Siempre que pensaba en una playa y un niño, la imagen que mi cerebro me regalaba era de ternura y alegría.
Sensaciones que he sentido con mis hijos al verles disfrutar del mar, de las olas, de la arena… Supongo que todos los que lean esto y son padres me comprenderán muy bien.
Desde hace dos días esa imagen se ocultó para dar paso a otra que me produce una inmensa tristeza y me tiene conmocionado. ¡Tres años! Una edad donde un niño solo debe jugar y ser feliz. Una edad donde los besos y las caricias deben de ser interminables. Una edad donde las sonrisas deben serlo todo. ¡ No es una edad para morir! ¡No puede ser!

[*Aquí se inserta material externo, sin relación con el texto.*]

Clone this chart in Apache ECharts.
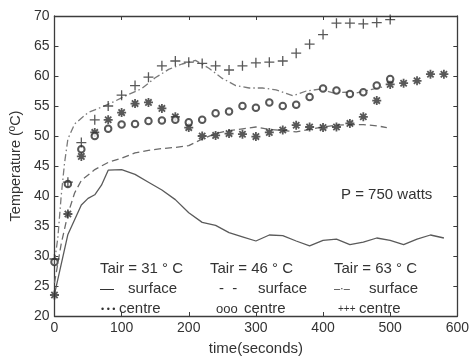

Pero allí estaba, ese pequeño e indefenso cuerpo tumbado sobre la arena y acariciado por las olas que llegaban a la orilla; parecían las únicas que entendían la tragedia y trataban de consolar a la vida que no estaba. Nada más que el mar y el silencio en una elegía natural y desgarradora. Después una foto que inmortaliza el horror.
Ahora entiendo mejor a M. Luther King cuando decía, “no me preocupa tanto la gente mala, sino el espantoso silencio de la gente buena”.
Por eso no quería quedarme en silencio; por eso quería desanudar el pañuelo que tantas veces me sirve para ponérmelo en el corazón y así impedir darme cuenta del horror que muchos seres humanos están sufriendo estos meses.
¡Gritemos! Por una vez, no nos quedemos en silencio. Que al menos la ternura, que incluso muerto despertaba ese pequeño, no se nos vaya por los desagües de nuestra vergüenza.
Y a ti, a esa vida que ya no está, perdón por no luchar más.